How are you evaluating the accuracy? Are you using a dedicated evaluation set? If you don’t provide your own evaluation set, the batch-train recipes will hold back a portion of the training data (20% for larger sets, 50% for small sets) for evaluation. This happens after shuffling, so depending on which examples end up in the training vs. evaluation set, this can easily explain differences in accuracy.

2 Likes

The training set is a manually corrected gold set and the test set is also a gold set different from the training set. I have used the same test set to evaluate all 3 models. used spacy scorer to evaluate.

Hmm. If you do prodigy db-out for the two files, and diff them, have you verified that they’re indeed exactly the same?

I’m having trouble seeing how you might be getting different results here, if the datasets really contain the same data. It’s not obvious to me what could be different.

1 Like

Yes, in fact i did that to conform if they both are using exactly the same data… there is no difference in diff.

I can send the dataset and the models if required. (I couldn’t understand much from the models.) But can’t post it here because it is sensitive data.

Okay, best to follow this up over email. Looking forward to getting to the bottom of this!

Hi Matthew

We are getting different F1-score on the same data when we train our NER model with same set-up,architecture and hyper-parameters on different machines. Although the score remains unchanged for every epoch of training on the same machine. The prodigy command is:

prodigy train ner temp_data,final_data en_vectors_web_lg --init-tok2vec ../pre_trained/tok2vec_cd8_model289.bin --output ./final_model --eval-split 0.2

I attach the screen-shots:

Please advise me
Thanks

Hi,

I trained a ner model in prodigy via train ner using annotated data I created via manual ner. Then, I converted my prodigy training set into a json training set to be trained with Spacy (w/o Prodigy wrapper). To my surprise the results didn't match. Here is what I got:

prodigy train ner my_training_set en_vectors_web_lg --output mymodel

:heavy_check_mark: Loaded model 'en_vectors_web_lg'
Created and merged data for 7713 total examples
Using 6171 train / 1542 eval (split 20%)
Component: ner | Batch size: compounding | Dropout: 0.2 | Iterations: 10
Best F-Score 81.435

now convert to json.
prodigy data-to-spacy train.json eval.json --ner my_training_set
now train with spacy:
spacy train en ./spacy_train_model train.json eval.json -v en_vectors_web_lg

My best best F-score now is 55.004.

What am I doing wrong? The models should match in accuracy, right?

Thank you,
AK

@AK5 I've merged your question onto this thread, since it relates to the same topic. The contrast in your case (81 vs. 55) does seem pretty significant, though, so I wonder if there's something else going on here as well. Are you sure that the evaluation examples produced by the eval split are the same, and can you reproduce the same results if you're training with a dedicated evaluation set passed in as --eval-id, instead of letting the train command do the split?

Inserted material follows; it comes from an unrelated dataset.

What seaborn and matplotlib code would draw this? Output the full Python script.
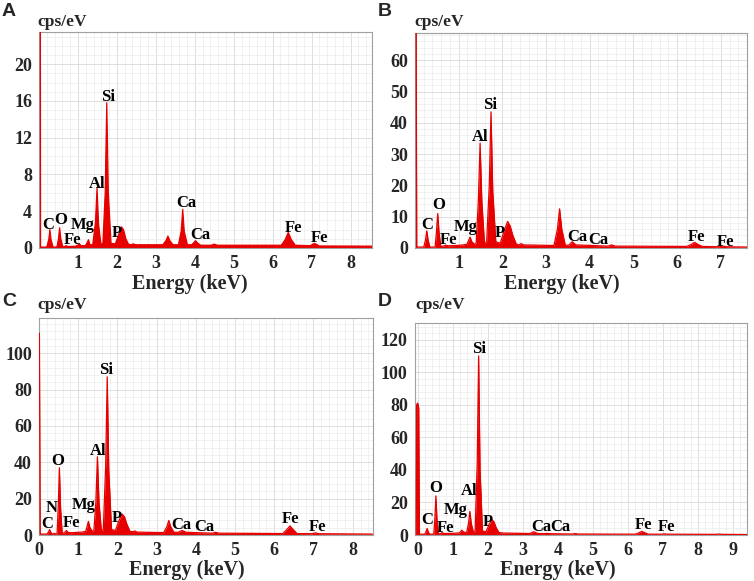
import matplotlib
matplotlib.use("Agg")
import matplotlib.pyplot as plt
import seaborn as sns
import numpy as np
import pandas as pd
from matplotlib.ticker import MultipleLocator

# ---------------- data ----------------
spec_A = [(0.00, 100), (0.02, 100), (0.04, 0.1),
          (0.20, 0.1), (0.25, 0.9), (0.28, 2.0), (0.31, 0.9), (0.36, 0.1),
          (0.46, 0.1), (0.50, 1.0), (0.53, 2.2), (0.56, 1.0), (0.61, 0.15),
          (0.65, 0.15), (0.70, 0.25), (0.75, 0.15),
          (0.95, 0.2), (1.01, 0.35), (1.04, 0.45), (1.08, 0.25),
          (1.19, 0.25), (1.24, 0.6), (1.27, 0.9), (1.31, 0.35),
          (1.38, 0.35), (1.45, 2.8), (1.49, 6.5), (1.53, 2.6), (1.59, 0.4),
          (1.64, 0.5), (1.70, 6.0), (1.74, 15.8), (1.78, 6.0), (1.85, 0.5),
          (1.96, 0.45), (2.05, 1.5), (2.12, 2.3), (2.17, 2.0), (2.23, 1.0), (2.30, 0.4),
          (2.37, 0.35), (2.42, 0.45), (2.48, 0.35),
          (3.18, 0.35), (3.26, 0.8), (3.31, 1.3), (3.36, 0.8), (3.44, 0.35),
          (3.58, 0.35), (3.65, 1.8), (3.69, 4.2), (3.73, 1.8), (3.81, 0.35),
          (3.92, 0.35), (3.98, 0.6), (4.02, 0.8), (4.07, 0.55), (4.15, 0.3),
          (4.42, 0.3), (4.50, 0.42), (4.58, 0.3),
          (6.22, 0.3), (6.32, 0.9), (6.40, 1.7), (6.48, 0.9), (6.58, 0.3),
          (6.96, 0.25), (7.03, 0.4), (7.07, 0.5), (7.12, 0.4), (7.20, 0.22),
          (8.60, 0.2)]

spec_B = [(0.00, 100), (0.02, 100), (0.04, 0.3),
          (0.20, 0.3), (0.24, 2.5), (0.27, 5.5), (0.30, 2.5), (0.34, 0.3),
          (0.46, 0.3), (0.49, 5.0), (0.52, 11.0), (0.55, 5.0), (0.59, 0.5),
          (0.65, 0.6), (0.70, 0.9), (0.76, 0.7),
          (0.95, 0.8), (1.10, 1.0), (1.19, 1.2), (1.23, 2.5), (1.26, 3.5), (1.30, 2.0), (1.36, 1.2),
          (1.40, 1.5), (1.45, 15.0), (1.49, 33.5), (1.53, 15.0), (1.59, 1.5),
          (1.64, 2.0), (1.70, 20.0), (1.74, 43.5), (1.78, 18.0), (1.85, 2.0),
          (1.95, 1.5), (2.04, 5.5), (2.12, 8.5), (2.18, 7.0), (2.24, 4.0), (2.32, 1.2),
          (2.38, 1.0), (2.43, 1.4), (2.48, 1.0),
          (3.18, 0.8), (3.26, 6.0), (3.31, 12.5), (3.36, 6.0), (3.44, 0.9),
          (3.52, 0.9), (3.60, 2.0), (3.68, 1.0),
          (4.42, 0.6), (4.50, 1.0), (4.58, 0.6),
          (6.22, 0.5), (6.32, 1.1), (6.40, 1.8), (6.48, 1.1), (6.58, 0.5),
          (6.96, 0.4), (7.05, 0.6), (7.14, 0.4),
          (7.60, 0.3)]

spec_C = [(0.00, 111), (0.01, 111), (0.03, 0.5),
          (0.20, 0.5), (0.24, 1.5), (0.27, 3.0), (0.30, 1.5), (0.34, 0.6),
          (0.37, 0.6), (0.39, 0.9), (0.42, 0.6),
          (0.46, 0.6), (0.49, 15.0), (0.52, 37.0), (0.55, 15.0), (0.59, 1.0),
          (0.65, 1.2), (0.70, 2.5), (0.75, 1.3),
          (0.85, 1.3), (1.10, 1.6), (1.19, 2.0), (1.23, 5.0), (1.26, 7.5), (1.30, 4.0), (1.36, 2.0),
          (1.40, 2.5), (1.45, 18.0), (1.49, 43.0), (1.53, 18.0), (1.59, 2.5),
          (1.64, 3.0), (1.70, 38.0), (1.74, 87.0), (1.78, 35.0), (1.85, 3.0),
          (1.95, 2.5), (2.04, 8.0), (2.12, 11.5), (2.18, 10.0), (2.24, 6.0), (2.32, 2.0),
          (2.40, 1.8), (2.45, 2.2), (2.50, 1.6),
          (3.18, 1.3), (3.26, 4.5), (3.31, 8.0), (3.36, 4.5), (3.44, 1.5),
          (3.55, 1.5), (3.65, 2.5), (3.75, 1.5),
          (4.42, 1.0), (4.50, 1.5), (4.58, 1.0),
          (6.22, 0.8), (6.32, 3.0), (6.40, 5.0), (6.48, 3.0), (6.58, 0.8),
          (6.96, 0.7), (7.05, 1.2), (7.14, 0.7),
          (8.50, 0.5)]

spec_D = [(-0.04, 0.0), (-0.03, 80.0), (0.00, 81.0), (0.03, 78.0), (0.05, 0.5),
          (0.20, 0.5), (0.24, 2.0), (0.27, 4.0), (0.30, 2.0), (0.34, 0.5),
          (0.46, 0.5), (0.49, 10.0), (0.52, 24.0), (0.55, 10.0), (0.59, 0.8),
          (0.65, 0.8), (0.70, 1.5), (0.75, 0.9),
          (1.00, 1.0), (1.19, 1.3), (1.23, 2.2), (1.26, 3.0), (1.30, 2.0), (1.36, 1.5),
          (1.40, 1.8), (1.45, 7.0), (1.49, 14.5), (1.53, 7.0), (1.59, 1.8),
          (1.64, 2.5), (1.70, 45.0), (1.74, 110.0), (1.78, 40.0), (1.85, 2.5),
          (1.95, 2.0), (2.04, 6.5), (2.12, 9.5), (2.18, 8.0), (2.24, 4.5), (2.32, 1.5),
          (2.45, 1.2), (3.20, 0.9), (3.26, 1.5), (3.31, 2.0), (3.37, 1.4), (3.45, 0.9),
          (3.60, 0.8), (3.69, 1.0), (3.78, 0.8),
          (4.42, 0.6), (4.50, 0.9), (4.58, 0.6),
          (6.22, 0.5), (6.32, 1.4), (6.40, 2.2), (6.48, 1.4), (6.58, 0.5),
          (6.96, 0.5), (7.05, 0.7), (7.14, 0.5),
          (8.50, 0.4), (8.60, 0.6), (8.70, 0.4),
          (9.40, 0.3)]

# peak labels: (text, energy, cps)
labels_A = [("C", 0.23, 2.5), ("O", 0.56, 3.0), ("Fe", 0.87, 0.9), ("Mg", 1.12, 2.5),
            ("Al", 1.50, 7.0), ("Si", 1.77, 16.4), ("P", 2.00, 1.6), ("Ca", 3.77, 4.9),
            ("Ca", 4.13, 1.4), ("Fe", 6.54, 2.2), ("Fe", 7.20, 1.1)]
labels_B = [("C", 0.27, 7.3), ("O", 0.54, 13.7), ("Fe", 0.76, 2.6), ("Mg", 1.15, 6.8),
            ("Al", 1.49, 35.6), ("Si", 1.72, 45.7), ("P", 1.95, 4.7), ("Ca", 3.71, 3.6),
            ("Ca", 4.20, 2.6), ("Fe", 6.45, 3.4), ("Fe", 7.10, 2.0)]
labels_C = [("C", 0.20, 5.8), ("N", 0.31, 15.0), ("O", 0.47, 40.9), ("Fe", 0.83, 6.4),
            ("Mg", 1.13, 16.5), ("Al", 1.51, 46.4), ("Si", 1.71, 90.8), ("P", 1.98, 9.2),
            ("Ca", 3.64, 5.5), ("Ca", 4.21, 4.6), ("Fe", 6.42, 8.6), ("Fe", 7.10, 4.6)]
labels_D = [("C", 0.27, 9.2), ("O", 0.52, 28.7), ("Fe", 0.80, 4.3), ("Mg", 1.09, 15.5),
            ("Al", 1.47, 27.0), ("Si", 1.74, 114.3), ("P", 2.00, 8.2), ("Ca", 3.53, 5.1),
            ("Ca", 4.07, 5.1), ("Fe", 6.45, 6.2), ("Fe", 7.10, 4.7)]

panel_letters = ["A", "B", "C", "D"]
x_ticks_A = [1, 2, 3, 4, 5, 6, 7, 8]
x_ticks_B = [1, 2, 3, 4, 5, 6, 7]
x_ticks_C = [0, 1, 2, 3, 4, 5, 6, 7, 8]
x_ticks_D = [0, 1, 2, 3, 4, 5, 6, 7, 8, 9]
y_ticks_A = [0, 4, 8, 12, 16, 20]
y_ticks_B = [0, 10, 20, 30, 40, 50, 60]
y_ticks_C = [0, 20, 40, 60, 80, 100]
y_ticks_D = [0, 20, 40, 60, 80, 100, 120]

# ---------------- style ----------------
sns.set_style("white")
plt.rcParams['font.family'] = ['Liberation Serif', 'DejaVu Serif']

W, H = 754, 581
fig = plt.figure(figsize=(W / 100, H / 100), dpi=100)
RED = "#e60000"


def px_ax(left, top, right, bottom):
    return [left / W, 1 - bottom / H, (right - left) / W, (bottom - top) / H]


panels = [
    dict(spec=spec_A, labels=labels_A, xt=x_ticks_A, yt=y_ticks_A, xlim=(0.0, 8.55), ylim=(0, 23.5),
         ygrid=1, box=(39, 32, 372, 248), letter=(9, 12), cps=(37, 22), elab=(190, 284)),
    dict(spec=spec_B, labels=labels_B, xt=x_ticks_B, yt=y_ticks_B, xlim=(0.0, 7.6), ylim=(0, 68.7),
         ygrid=2, box=(415, 33, 747, 248), letter=(385, 12), cps=(414, 22), elab=(562, 284)),
    dict(spec=spec_C, labels=labels_C, xt=x_ticks_C, yt=y_ticks_C, xlim=(0.0, 8.51), ylim=(0, 119.4),
         ygrid=4, box=(39, 318, 372.7, 535), letter=(9, 302), cps=(37, 305), elab=(187, 570)),
    dict(spec=spec_D, labels=labels_D, xt=x_ticks_D, yt=y_ticks_D, xlim=(-0.085, 9.4), ylim=(0, 130),
         ygrid=4, box=(414.7, 323.3, 747, 535), letter=(385, 302), cps=(415, 305), elab=(558, 570)),
]

for letter, p in zip(panel_letters, panels):
    ax = fig.add_axes(px_ax(*p["box"]))
    df = pd.DataFrame(p["spec"], columns=["energy", "cps"])
    ax.fill_between(df["energy"], 0, df["cps"], color=RED, linewidth=0, zorder=2)
    sns.lineplot(data=df, x="energy", y="cps", ax=ax, color=RED, linewidth=0.9,
                 sort=False, estimator=None, zorder=3)
    ax.set_xlim(*p["xlim"])
    ax.set_ylim(*p["ylim"])
    ax.set_xticks(p["xt"])
    ax.set_yticks(p["yt"])
    ax.xaxis.set_minor_locator(MultipleLocator(0.2))
    ax.yaxis.set_minor_locator(MultipleLocator(p["ygrid"]))
    ax.grid(which="major", color="#d9d9d9", linewidth=0.6, zorder=0)
    ax.grid(which="minor", color="#ececec", linewidth=0.5, zorder=0)
    ax.set_axisbelow(True)
    for s in ax.spines.values():
        s.set_color("#a0a0a0")
        s.set_linewidth(0.8)
    ax.tick_params(axis="both", which="both", direction="out", color="#a0a0a0")
    ax.tick_params(axis="x", which="major", length=0, pad=5)
    ax.tick_params(axis="x", which="minor", length=0)
    ax.tick_params(axis="y", which="major", length=4, pad=1)
    ax.tick_params(axis="y", which="minor", length=2)
    ax.set_xticklabels([str(t) for t in p["xt"]], fontsize=13, fontweight="bold")
    ax.set_yticklabels([str(t) for t in p["yt"]], fontsize=13, fontweight="bold")
    ax.set_xlabel("")
    ax.set_ylabel("")
    for txt, xx, yy in p["labels"]:
        ax.text(xx, yy, txt, ha="center", va="center", fontsize=12, fontweight="bold",
                color="black", zorder=4)
    lx, ly = p["letter"]
    fig.text(lx / W, 1 - ly / H, letter, ha="center", va="center", fontsize=14,
             fontweight="bold", family="Liberation Sans")
    cx, cy = p["cps"]
    fig.text(cx / W, 1 - cy / H, "cps/eV", ha="left", va="center", fontsize=12.5, fontweight="bold")
    ex, ey = p["elab"]
    fig.text(ex / W, 1 - ey / H, "Energy (keV)", ha="center", va="center", fontsize=14.5,
             fontweight="bold")

fig.savefig("out.png", dpi=100)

Thanks for the reports, there are periodic spaCy bugs that do cause non-repeatability. We need to have better tests for the stability.

That said, as @ines points out, the difference you're seeing is surprisingly large, so it could be down to other factors.

If it does come down to training variation, it's likely that the current cause is different from the original one in January 2019, as there are lots of ways the variation can be introduced. Here's the current issue on spaCy: https://github.com/explosion/spaCy/issues/5551

Does Spacy report average F-score? If so, how can I get P/R/F per NER entity?
The figure for Prodigy I pointed out is Best F-Score 81.435. However, if I compute average for my 10 NER categories, it becomes 64.16. This is totally fine because it's around 80 for my 3 entities I care about.

The average F-score reported is the microaverage, rather than the macro-average. The spacy train function does report the per-entity scores in the accuracy.json file, or you can run spacy evaluate.

Prodigy's training recipes by default are a thin wrapper around spaCy, and they use the same Scorer object, which you can find documented here: https://spacy.io/api/scorer

I did a few more experiments and found a simple culprit. It turns out that if I replaced pipeline default of [ner,parse,tagger] with just ner (-p ner), everything went back to normal. I get F-scores closely matching between Spacy and Prodigy training sessions.

Hi team Prodigy

We are getting different F1-score on the same data when we train our NER model with same set-up,architecture and hyper-parameters on different machines. Although the score remains unchanged for every epoch of training on the same machine. The prodigy command is:

prodigy train ner temp_data,final_data en_vectors_web_lg --init-tok2vec ../pre_trained/tok2vec_cd8_model289.bin --output ./final_model --eval-split 0.2

I attach the screen-shots:

Please advise me
Thanks

@Mayank It looks like you already posted this before (see comment above) and I merged your posts onto this thread to keep the discussion in one place. Also see the comments above for details.

@Ines @honnibal

Since we didn't get a response to the query by @Mayank, we thought it would be better to do a specific post.

What should be our next step?
We're getting > 1% variation between team members on different machines on the exact same experiment.

Please advise.

Thanks,
Kapil

@kapilok If I'm reading the thread correctly, @honnibal did answer above? The underlying issue is an issue in spaCy, not Prodigy, and you can follow the thread here :slightly_smiling_face: